> [Stored data]
########################################

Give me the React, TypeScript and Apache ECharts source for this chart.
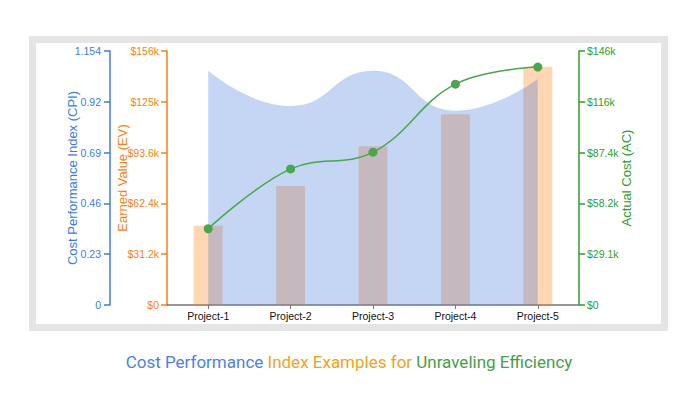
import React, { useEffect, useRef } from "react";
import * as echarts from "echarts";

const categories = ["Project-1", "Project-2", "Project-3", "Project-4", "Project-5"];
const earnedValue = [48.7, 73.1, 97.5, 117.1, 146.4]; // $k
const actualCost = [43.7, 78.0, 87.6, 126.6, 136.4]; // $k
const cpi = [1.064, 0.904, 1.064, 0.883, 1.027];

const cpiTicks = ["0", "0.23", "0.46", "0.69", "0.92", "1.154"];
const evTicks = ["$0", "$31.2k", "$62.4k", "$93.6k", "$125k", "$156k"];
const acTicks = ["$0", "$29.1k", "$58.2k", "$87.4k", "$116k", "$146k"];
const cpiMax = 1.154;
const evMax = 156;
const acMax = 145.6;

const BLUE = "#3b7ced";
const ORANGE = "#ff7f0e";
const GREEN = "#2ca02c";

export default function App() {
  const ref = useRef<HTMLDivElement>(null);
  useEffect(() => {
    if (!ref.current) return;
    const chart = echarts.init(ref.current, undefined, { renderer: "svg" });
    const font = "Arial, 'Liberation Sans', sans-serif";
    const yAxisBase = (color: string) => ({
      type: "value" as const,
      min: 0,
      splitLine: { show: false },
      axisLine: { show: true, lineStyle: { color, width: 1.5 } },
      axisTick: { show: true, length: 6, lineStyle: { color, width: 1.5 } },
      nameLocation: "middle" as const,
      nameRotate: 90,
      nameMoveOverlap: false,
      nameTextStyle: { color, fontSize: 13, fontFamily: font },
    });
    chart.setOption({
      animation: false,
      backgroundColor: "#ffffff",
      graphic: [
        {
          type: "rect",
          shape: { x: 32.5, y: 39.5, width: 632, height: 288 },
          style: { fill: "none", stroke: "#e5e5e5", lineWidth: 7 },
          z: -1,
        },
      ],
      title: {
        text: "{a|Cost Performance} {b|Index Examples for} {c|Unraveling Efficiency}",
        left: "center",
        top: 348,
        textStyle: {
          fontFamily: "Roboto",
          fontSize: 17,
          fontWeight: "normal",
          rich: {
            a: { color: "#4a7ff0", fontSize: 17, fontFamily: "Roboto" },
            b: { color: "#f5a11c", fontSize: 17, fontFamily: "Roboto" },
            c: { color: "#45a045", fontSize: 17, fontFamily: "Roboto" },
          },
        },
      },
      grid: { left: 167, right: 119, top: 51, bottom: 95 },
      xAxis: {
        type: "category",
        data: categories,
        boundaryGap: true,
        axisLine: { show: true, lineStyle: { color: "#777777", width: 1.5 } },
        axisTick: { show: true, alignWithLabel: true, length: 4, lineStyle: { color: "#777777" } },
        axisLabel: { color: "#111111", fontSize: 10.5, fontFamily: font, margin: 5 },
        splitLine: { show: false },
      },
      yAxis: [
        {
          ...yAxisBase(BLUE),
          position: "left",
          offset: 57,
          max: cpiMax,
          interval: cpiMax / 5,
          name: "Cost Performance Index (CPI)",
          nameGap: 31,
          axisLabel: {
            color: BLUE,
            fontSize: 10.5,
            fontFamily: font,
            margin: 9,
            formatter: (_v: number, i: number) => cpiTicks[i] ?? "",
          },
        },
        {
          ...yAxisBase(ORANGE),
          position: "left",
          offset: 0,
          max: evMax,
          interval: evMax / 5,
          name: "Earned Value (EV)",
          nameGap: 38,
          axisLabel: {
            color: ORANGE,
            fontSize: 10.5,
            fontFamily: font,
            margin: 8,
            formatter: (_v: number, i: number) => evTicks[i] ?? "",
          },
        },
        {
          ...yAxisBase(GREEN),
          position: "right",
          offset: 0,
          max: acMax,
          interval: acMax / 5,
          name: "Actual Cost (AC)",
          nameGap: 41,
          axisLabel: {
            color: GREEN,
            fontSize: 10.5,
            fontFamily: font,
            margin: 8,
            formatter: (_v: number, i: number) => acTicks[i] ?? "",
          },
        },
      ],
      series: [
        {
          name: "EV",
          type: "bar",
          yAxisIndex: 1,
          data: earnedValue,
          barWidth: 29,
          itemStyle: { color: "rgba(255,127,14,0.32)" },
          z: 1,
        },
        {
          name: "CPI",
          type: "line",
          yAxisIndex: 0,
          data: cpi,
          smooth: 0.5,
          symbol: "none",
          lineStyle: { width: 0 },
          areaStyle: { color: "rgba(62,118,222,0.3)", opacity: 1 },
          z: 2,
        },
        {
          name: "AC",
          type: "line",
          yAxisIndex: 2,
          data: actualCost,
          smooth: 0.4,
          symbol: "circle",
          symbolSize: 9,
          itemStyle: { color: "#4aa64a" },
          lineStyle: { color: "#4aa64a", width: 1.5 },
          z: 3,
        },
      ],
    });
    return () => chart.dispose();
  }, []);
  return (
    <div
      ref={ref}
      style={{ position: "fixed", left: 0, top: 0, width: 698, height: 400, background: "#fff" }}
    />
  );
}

########################################

> [What to work on]
Begin at the first line of the data above and repeat each line exactly, stopping after the line containing "const cpi = [1.064, 0.904, 1.064, 0.883, 1.027];". Omit the pictures.

> [Exercise response]
Give me the React, TypeScript and Apache ECharts source for this chart.
import React, { useEffect, useRef } from "react";
import * as echarts from "echarts";

const categories = ["Project-1", "Project-2", "Project-3", "Project-4", "Project-5"];
const earnedValue = [48.7, 73.1, 97.5, 117.1, 146.4]; // $k
const actualCost = [43.7, 78.0, 87.6, 126.6, 136.4]; // $k
const cpi = [1.064, 0.904, 1.064, 0.883, 1.027];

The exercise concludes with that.